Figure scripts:
——————

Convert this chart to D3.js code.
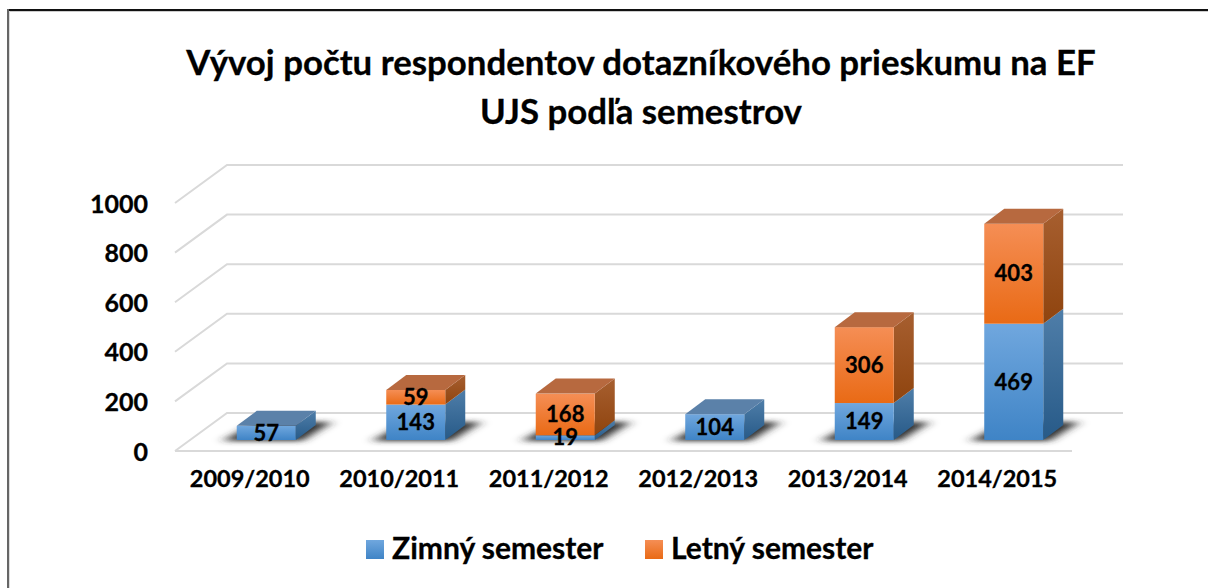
<!DOCTYPE html>
<html lang="sk">
<head>
<meta charset="utf-8">
<title>Vývoj počtu respondentov</title>
<script src="https://d3js.org/d3.v7.min.js"></script>
<style>
  html, body { margin: 0; padding: 0; background: #fff; }
  svg { display: block; }
  text { font-family: Lato, "Open Sans", sans-serif; font-weight: 700; fill: #000; stroke: #000; stroke-width: 0.3; }
</style>
</head>
<body>
<svg width="1208" height="588"></svg>
<script>
// data
var years = ["2009/2010", "2010/2011", "2011/2012", "2012/2013", "2013/2014", "2014/2015"];
var zimny = [57, 143, 19, 104, 149, 469];
var letny = [0, 59, 168, 0, 306, 403];
var seriesNames = ["Zimný semester", "Letný semester"];
var yTicks = [0, 200, 400, 600, 800, 1000];
var titleLines = ["Vývoj počtu respondentov dotazníkového prieskumu na EF", "UJS podľa semestrov"];

var svg = d3.select("svg");
var defs = svg.append("defs");

function grad(id, top, bottom) {
  var g = defs.append("linearGradient").attr("id", id)
    .attr("x1", 0).attr("y1", 0).attr("x2", 0).attr("y2", 1);
  g.append("stop").attr("offset", "0%").attr("stop-color", top);
  g.append("stop").attr("offset", "100%").attr("stop-color", bottom);
}
grad("blueFront", "#70a7de", "#3f84c6");
grad("blueSide", "#4f7ea9", "#275a88");
grad("orangeFront", "#f58e55", "#e96a15");
grad("orangeSide", "#a75f30", "#8f440e");
defs.append("filter").attr("id", "soft")
  .attr("x", "-40%").attr("y", "-60%").attr("width", "180%").attr("height", "220%")
  .append("feGaussianBlur").attr("stdDeviation", "6 2.6");

// frame: top and left edges only, the rest is cut off
svg.append("rect").attr("x", 7).attr("y", 9).attr("width", 1201).attr("height", 2).attr("fill", "#111");
svg.append("rect").attr("x", 7).attr("y", 11).attr("width", 1201).attr("height", 1).attr("fill", "#ccc");
svg.append("rect").attr("x", 7).attr("y", 9).attr("width", 2).attr("height", 579).attr("fill", "#666");
svg.append("rect").attr("x", 9).attr("y", 11).attr("width", 1).attr("height", 577).attr("fill", "#ddd");

// title
svg.append("g").selectAll("text").data(titleLines).enter().append("text")
  .attr("x", 641)
  .attr("y", function(d, i) { return 75 + i * 49; })
  .attr("text-anchor", "middle")
  .attr("font-size", 34.8)
  .text(function(d) { return d; });

// scales: x and y are on the front plane of the floor
var x = d3.scaleBand().domain(years).range([175, 1072]);
var y = d3.scaleLinear().domain([0, 1000]).range([451, 203]);
var backDx = 52, backDy = -38;   // back wall shift
var barDx = 16.5, barDy = -11;   // bar front shift from floor edge
var depthDx = 20, depthDy = -15; // bar depth
var barW = 59;

// grid: floor edge, left wall, back wall
var grid = svg.append("g").attr("fill", "none").attr("stroke", "#d9d9d9").attr("stroke-width", 2);
grid.selectAll("path").data(yTicks).enter().append("path")
  .attr("d", function(d) {
    var p = d3.path();
    p.moveTo(x.range()[0], y(d));
    p.lineTo(x.range()[0] + backDx, y(d) + backDy);
    p.lineTo(x.range()[1] + backDx - 1, y(d) + backDy);
    return p.toString();
  });
grid.append("line")
  .attr("x1", x.range()[0]).attr("x2", x.range()[1])
  .attr("y1", y(0)).attr("y2", y(0));

// axes
var yAxis = svg.append("g").attr("transform", "translate(156,1)")
  .call(d3.axisLeft(y).tickValues(yTicks).tickFormat(d3.format("d")).tickSize(0).tickPadding(8));
yAxis.select(".domain").remove();
yAxis.selectAll("text").attr("font-size", 25).attr("font-family", null);

var xAxis = svg.append("g").attr("transform", "translate(0,470)")
  .call(d3.axisBottom(x).tickSize(0).tickPadding(0));
xAxis.select(".domain").remove();
xAxis.selectAll("text").attr("font-size", 23.5).attr("font-family", null);

// stacked rows
var rows = years.map(function(yr, i) { return { year: yr, z: zimny[i], l: letny[i] }; });
var stack = d3.stack().keys(["z", "l"])(rows);
var h = function(v) { return y(0) - y(v); };
var base = y(0) + barDy;
function left(d) { return x(d.data.year) + (x.bandwidth() - barW) / 2 + barDx; }
function py(v) { return base - h(v); }

// shadows on the floor
svg.append("g").selectAll("polygon").data(stack[0]).enter().append("polygon")
  .attr("filter", "url(#soft)")
  .attr("fill", "#2e2e2e")
  .attr("points", function(d) {
    var a = left(d);
    return [[a - 14, base + 1], [a + barW + 6, base + 1], [a + barW + 36, base - 18], [a + 20, base - 18]].join(" ");
  });

// bars, one layer per series
var names = ["blue", "orange"];
var topColors = ["#5b81a9", "#b7693f"];
stack.forEach(function(layer, s) {
  var g = svg.append("g");
  var shown = layer.filter(function(d) { return d[1] > d[0]; });

  g.selectAll(".side").data(shown).enter().append("polygon")
    .attr("fill", "url(#" + names[s] + "Side)")
    .attr("points", function(d) {
      var a = left(d) + barW;
      return [[a, py(d[0])], [a + depthDx, py(d[0]) + depthDy], [a + depthDx, py(d[1]) + depthDy], [a, py(d[1])]].join(" ");
    });

  g.selectAll(".front").data(shown).enter().append("rect")
    .attr("fill", "url(#" + names[s] + "Front)")
    .attr("x", left)
    .attr("y", function(d) { return py(d[1]); })
    .attr("width", barW)
    .attr("height", function(d) { return py(d[0]) - py(d[1]); });
});

// top faces only where the stack ends
svg.append("g").selectAll("polygon").data(rows).enter().append("polygon")
  .attr("fill", function(d) { return d.l > 0 ? topColors[1] : topColors[0]; })
  .attr("points", function(d) {
    var a = left({ data: d }), t = py(d.z + d.l);
    return [[a, t], [a + barW, t], [a + barW + depthDx, t + depthDy], [a + depthDx, t + depthDy]].join(" ");
  });

// value labels
stack.forEach(function(layer) {
  svg.append("g").selectAll("text")
    .data(layer.filter(function(d) { return d[1] > d[0]; })).enter().append("text")
    .attr("x", function(d) { return left(d) + barW / 2; })
    .attr("y", function(d) { return (py(d[0]) + py(d[1])) / 2; })
    .attr("dy", "0.35em")
    .attr("text-anchor", "middle")
    .attr("font-size", 22)
    .text(function(d) { return d[1] - d[0]; });
});

// legend
var legendX = [366, 645];
var legend = svg.append("g").selectAll("g").data(seriesNames).enter().append("g")
  .attr("transform", function(d, i) { return "translate(" + legendX[i] + ",540)"; });
legend.append("rect").attr("width", 18).attr("height", 19)
  .attr("fill", function(d, i) { return "url(#" + names[i] + "Front)"; });
legend.append("text").attr("x", 26).attr("y", 19)
  .attr("font-size", 30)
  .text(function(d) { return d; });
</script>
</body>
</html>
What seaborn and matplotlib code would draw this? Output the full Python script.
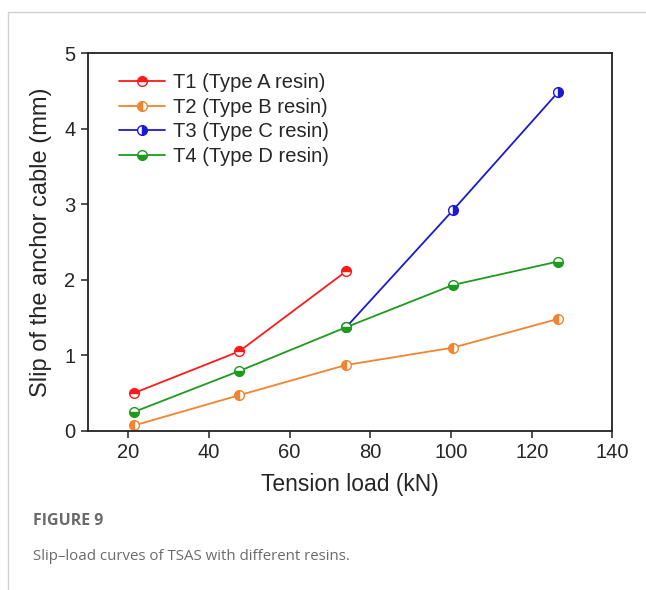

——————

### WHAT YOU ARE ASKED TO DO
Write every entry out again exactly, dropping the pictures.

### WRITTEN SOLUTION
Convert this chart to D3.js code.
<!DOCTYPE html>
<html lang="sk">
<head>
<meta charset="utf-8">
<title>Vývoj počtu respondentov</title>
<script src="https://d3js.org/d3.v7.min.js"></script>
<style>
  html, body { margin: 0; padding: 0; background: #fff; }
  svg { display: block; }
  text { font-family: Lato, "Open Sans", sans-serif; font-weight: 700; fill: #000; stroke: #000; stroke-width: 0.3; }
</style>
</head>
<body>
<svg width="1208" height="588"></svg>
<script>
// data
var years = ["2009/2010", "2010/2011", "2011/2012", "2012/2013", "2013/2014", "2014/2015"];
var zimny = [57, 143, 19, 104, 149, 469];
var letny = [0, 59, 168, 0, 306, 403];
var seriesNames = ["Zimný semester", "Letný semester"];
var yTicks = [0, 200, 400, 600, 800, 1000];
var titleLines = ["Vývoj počtu respondentov dotazníkového prieskumu na EF", "UJS podľa semestrov"];

var svg = d3.select("svg");
var defs = svg.append("defs");

function grad(id, top, bottom) {
  var g = defs.append("linearGradient").attr("id", id)
    .attr("x1", 0).attr("y1", 0).attr("x2", 0).attr("y2", 1);
  g.append("stop").attr("offset", "0%").attr("stop-color", top);
  g.append("stop").attr("offset", "100%").attr("stop-color", bottom);
}
grad("blueFront", "#70a7de", "#3f84c6");
grad("blueSide", "#4f7ea9", "#275a88");
grad("orangeFront", "#f58e55", "#e96a15");
grad("orangeSide", "#a75f30", "#8f440e");
defs.append("filter").attr("id", "soft")
  .attr("x", "-40%").attr("y", "-60%").attr("width", "180%").attr("height", "220%")
  .append("feGaussianBlur").attr("stdDeviation", "6 2.6");

// frame: top and left edges only, the rest is cut off
svg.append("rect").attr("x", 7).attr("y", 9).attr("width", 1201).attr("height", 2).attr("fill", "#111");
svg.append("rect").attr("x", 7).attr("y", 11).attr("width", 1201).attr("height", 1).attr("fill", "#ccc");
svg.append("rect").attr("x", 7).attr("y", 9).attr("width", 2).attr("height", 579).attr("fill", "#666");
svg.append("rect").attr("x", 9).attr("y", 11).attr("width", 1).attr("height", 577).attr("fill", "#ddd");

// title
svg.append("g").selectAll("text").data(titleLines).enter().append("text")
  .attr("x", 641)
  .attr("y", function(d, i) { return 75 + i * 49; })
  .attr("text-anchor", "middle")
  .attr("font-size", 34.8)
  .text(function(d) { return d; });

// scales: x and y are on the front plane of the floor
var x = d3.scaleBand().domain(years).range([175, 1072]);
var y = d3.scaleLinear().domain([0, 1000]).range([451, 203]);
var backDx = 52, backDy = -38;   // back wall shift
var barDx = 16.5, barDy = -11;   // bar front shift from floor edge
var depthDx = 20, depthDy = -15; // bar depth
var barW = 59;

// grid: floor edge, left wall, back wall
var grid = svg.append("g").attr("fill", "none").attr("stroke", "#d9d9d9").attr("stroke-width", 2);
grid.selectAll("path").data(yTicks).enter().append("path")
  .attr("d", function(d) {
    var p = d3.path();
    p.moveTo(x.range()[0], y(d));
    p.lineTo(x.range()[0] + backDx, y(d) + backDy);
    p.lineTo(x.range()[1] + backDx - 1, y(d) + backDy);
    return p.toString();
  });
grid.append("line")
  .attr("x1", x.range()[0]).attr("x2", x.range()[1])
  .attr("y1", y(0)).attr("y2", y(0));

// axes
var yAxis = svg.append("g").attr("transform", "translate(156,1)")
  .call(d3.axisLeft(y).tickValues(yTicks).tickFormat(d3.format("d")).tickSize(0).tickPadding(8));
yAxis.select(".domain").remove();
yAxis.selectAll("text").attr("font-size", 25).attr("font-family", null);

var xAxis = svg.append("g").attr("transform", "translate(0,470)")
  .call(d3.axisBottom(x).tickSize(0).tickPadding(0));
xAxis.select(".domain").remove();
xAxis.selectAll("text").attr("font-size", 23.5).attr("font-family", null);

// stacked rows
var rows = years.map(function(yr, i) { return { year: yr, z: zimny[i], l: letny[i] }; });
var stack = d3.stack().keys(["z", "l"])(rows);
var h = function(v) { return y(0) - y(v); };
var base = y(0) + barDy;
function left(d) { return x(d.data.year) + (x.bandwidth() - barW) / 2 + barDx; }
function py(v) { return base - h(v); }

// shadows on the floor
svg.append("g").selectAll("polygon").data(stack[0]).enter().append("polygon")
  .attr("filter", "url(#soft)")
  .attr("fill", "#2e2e2e")
  .attr("points", function(d) {
    var a = left(d);
    return [[a - 14, base + 1], [a + barW + 6, base + 1], [a + barW + 36, base - 18], [a + 20, base - 18]].join(" ");
  });

// bars, one layer per series
var names = ["blue", "orange"];
var topColors = ["#5b81a9", "#b7693f"];
stack.forEach(function(layer, s) {
  var g = svg.append("g");
  var shown = layer.filter(function(d) { return d[1] > d[0]; });

  g.selectAll(".side").data(shown).enter().append("polygon")
    .attr("fill", "url(#" + names[s] + "Side)")
    .attr("points", function(d) {
      var a = left(d) + barW;
      return [[a, py(d[0])], [a + depthDx, py(d[0]) + depthDy], [a + depthDx, py(d[1]) + depthDy], [a, py(d[1])]].join(" ");
    });

  g.selectAll(".front").data(shown).enter().append("rect")
    .attr("fill", "url(#" + names[s] + "Front)")
    .attr("x", left)
    .attr("y", function(d) { return py(d[1]); })
    .attr("width", barW)
    .attr("height", function(d) { return py(d[0]) - py(d[1]); });
});

// top faces only where the stack ends
svg.append("g").selectAll("polygon").data(rows).enter().append("polygon")
  .attr("fill", function(d) { return d.l > 0 ? topColors[1] : topColors[0]; })
  .attr("points", function(d) {
    var a = left({ data: d }), t = py(d.z + d.l);
    return [[a, t], [a + barW, t], [a + barW + depthDx, t + depthDy], [a + depthDx, t + depthDy]].join(" ");
  });

// value labels
stack.forEach(function(layer) {
  svg.append("g").selectAll("text")
    .data(layer.filter(function(d) { return d[1] > d[0]; })).enter().append("text")
    .attr("x", function(d) { return left(d) + barW / 2; })
    .attr("y", function(d) { return (py(d[0]) + py(d[1])) / 2; })
    .attr("dy", "0.35em")
    .attr("text-anchor", "middle")
    .attr("font-size", 22)
    .text(function(d) { return d[1] - d[0]; });
});

// legend
var legendX = [366, 645];
var legend = svg.append("g").selectAll("g").data(seriesNames).enter().append("g")
  .attr("transform", function(d, i) { return "translate(" + legendX[i] + ",540)"; });
legend.append("rect").attr("width", 18).attr("height", 19)
  .attr("fill", function(d, i) { return "url(#" + names[i] + "Front)"; });
legend.append("text").attr("x", 26).attr("y", 19)
  .attr("font-size", 30)
  .text(function(d) { return d; });
</script>
</body>
</html>
What seaborn and matplotlib code would draw this? Output the full Python script.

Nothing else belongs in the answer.